Partial purification and characterization of bovine fibroblast interferon.
1988
Allen G.K. | Grothaus G.D. | Rosenquist B.D.
Bovine fibroblast interferon (BoF-IFN), produced in primary bovine embryonic kidney cell cultures after priming and infection with bluetongue virus, was purified by controlled pore glass (CPG) chromatography to a specific activity of 10(6) U/mg of protein, with 40% recovery of the original activity. The crude IFN was concentrated more than sevenfold during purification. This proved to be a relatively simple, practical method of obtaining sufficient quantities of partially purified natural BoF-IFN for further studies. The CPG-purified BoF-IFN was further concentrated by sequential ultrafiltration and was analyzed by sodium dodecyl sulfate/polyacrylamide-gel electrophoresis (SDS-PAGE).

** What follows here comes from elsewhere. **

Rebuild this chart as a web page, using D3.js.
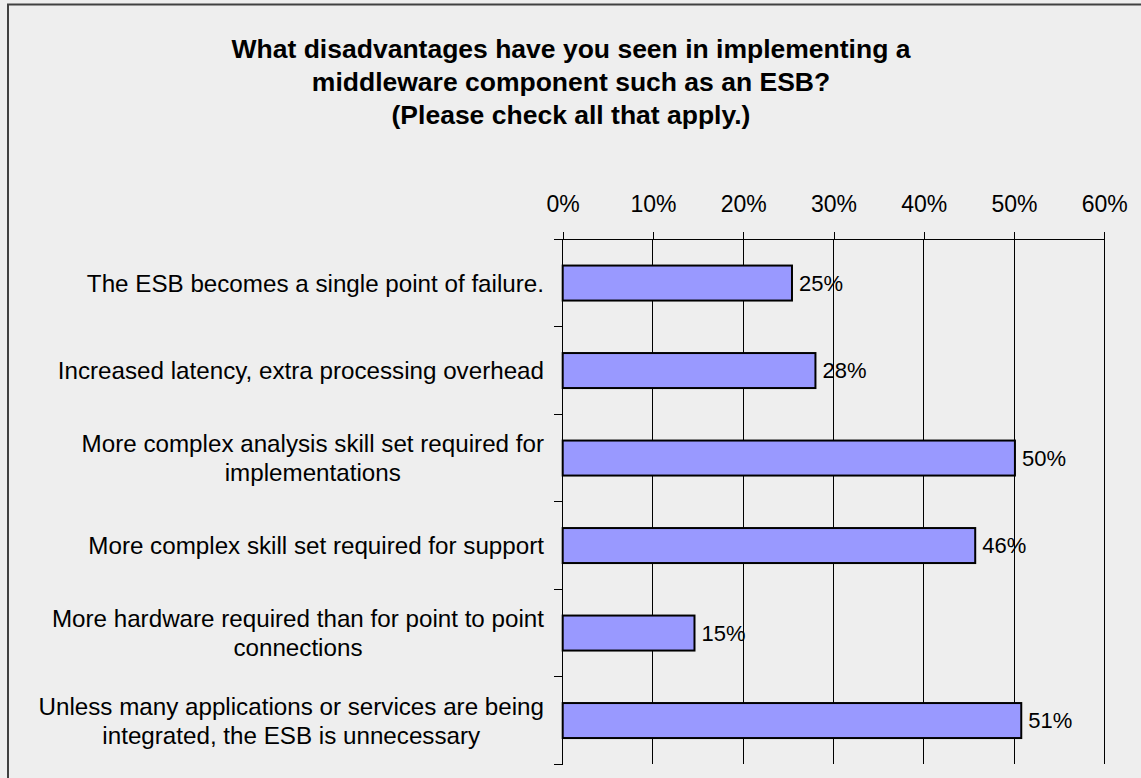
<!DOCTYPE html>
<html>
<head>
<meta charset="utf-8">
<script src="https://cdn.jsdelivr.net/npm/d3@7"></script>
<style>
  html, body { margin: 0; padding: 0; background: #eeeeee; }
  svg { display: block; font-family: "Liberation Sans", Arial, sans-serif; }
</style>
</head>
<body>
<svg id="chart" width="1141" height="778"></svg>
<script>
// Survey responses: share of respondents naming each disadvantage
const categories = [
  "The ESB becomes a single point of failure.",
  "Increased latency, extra processing overhead",
  "More complex analysis skill set required for|implementations",
  "More complex skill set required for support",
  "More hardware required than for point to point|connections",
  "Unless many applications or services are being|integrated, the ESB is unnecessary"
];
const values = [0.254, 0.280, 0.501, 0.457, 0.146, 0.508];
const tickValues = [0, 0.1, 0.2, 0.3, 0.4, 0.5, 0.6];
const titleLines = [
  "What disadvantages have you seen in implementing a",
  "middleware component such as an ESB?",
  "(Please check all that apply.)"
];

const svg = d3.select("#chart");
const W = 1141, H = 778;
const plot = { left: 562.7, right: 1104.3, top: 239.3, bottom: 764.3 };

// background and chart frame
svg.append("rect").attr("width", W).attr("height", H).attr("fill", "#eeeeee");
svg.append("rect")
  .attr("x", 8).attr("y", 4.5)
  .attr("width", W + 20).attr("height", H + 20)
  .attr("fill", "none").attr("stroke", "#404040").attr("stroke-width", 2);

// title
svg.append("text")
  .attr("text-anchor", "middle")
  .attr("font-size", 26.5).attr("font-weight", "bold")
  .selectAll("tspan").data(titleLines).join("tspan")
  .attr("x", 571).attr("y", (d, i) => 58 + i * 33)
  .text(d => d);

const x = d3.scaleLinear().domain([0, 0.6]).range([plot.left, plot.right]);
const y = d3.scaleBand().domain(categories).range([plot.top, plot.bottom])
  .paddingInner(0.6).paddingOuter(0.3);
const step = y.step();

// vertical gridlines
svg.append("g").selectAll("line").data(tickValues.slice(1)).join("line")
  .attr("x1", d => x(d)).attr("x2", d => x(d))
  .attr("y1", plot.top).attr("y2", plot.bottom)
  .attr("stroke", "#000").attr("stroke-width", 1).attr("shape-rendering", "crispEdges");

// value axis along the top
const xAxis = svg.append("g")
  .attr("transform", `translate(0,${plot.top})`)
  .call(d3.axisTop(x).tickValues(tickValues).tickFormat(d3.format(".0%"))
    .tickSize(7).tickSizeOuter(0).tickPadding(20));
xAxis.select(".domain").attr("stroke", "#000").attr("shape-rendering", "crispEdges");
xAxis.selectAll(".tick line").attr("stroke", "#000").attr("shape-rendering", "crispEdges");
xAxis.selectAll(".tick text").attr("font-size", 23).attr("fill", "#000")
  .attr("font-family", "Liberation Sans, Arial, sans-serif");

// category axis line and boundary ticks
const boundaries = d3.range(categories.length + 1).map(i => plot.top + i * step);
const cat = svg.append("g").attr("shape-rendering", "crispEdges");
cat.append("line")
  .attr("x1", plot.left).attr("x2", plot.left)
  .attr("y1", plot.top).attr("y2", plot.bottom)
  .attr("stroke", "#000");
cat.selectAll("line.tk").data(boundaries).join("line").attr("class", "tk")
  .attr("x1", plot.left - 9).attr("x2", plot.left)
  .attr("y1", d => d).attr("y2", d => d)
  .attr("stroke", "#000");

// bars
svg.append("g").selectAll("rect").data(values).join("rect")
  .attr("x", x(0))
  .attr("y", (d, i) => y(categories[i]))
  .attr("width", d => x(d) - x(0))
  .attr("height", y.bandwidth())
  .attr("fill", "#9999ff").attr("stroke", "#000").attr("stroke-width", 2);

// value labels
svg.append("g").selectAll("text").data(values).join("text")
  .attr("x", d => x(d) + 7)
  .attr("y", (d, i) => y(categories[i]) + y.bandwidth() / 2)
  .attr("dy", "0.36em")
  .attr("font-size", 22)
  .text(d => d3.format(".0%")(d));

// category labels: block right-aligned to the axis, lines centred inside the block
const labelRight = 544, lineH = 29, labelSize = 24.2;
categories.forEach((c, i) => {
  const lines = c.split("|");
  const cy = y(c) + y.bandwidth() / 2;
  const t = svg.append("text").attr("font-size", labelSize).attr("text-anchor", "middle");
  const spans = lines.map((ln, j) => t.append("tspan")
    .attr("y", cy + (j - (lines.length - 1) / 2) * lineH)
    .attr("dy", "0.36em")
    .text(ln));
  const widths = spans.map(s => s.node().getComputedTextLength());
  const blockW = d3.max(widths);
  spans.forEach(s => s.attr("x", labelRight - blockW / 2));
});
</script>
</body>
</html>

Interferon, recovered from denaturing conditions either by dialysis against phosphate-buffered saline solution or by dilution in cell culture medium containing 10% fetal bovine serum, migrated as a single stainable protein with molecular weight of 21,000 on analytic SDS-PAGE gels. Recovered IFN activity from preparative SDS-PAGE totalled 8.7% of that applied. Attempts to further purify CPG-purified BoF-IFN by zinc chelate affinity chromatography were unsuccessful.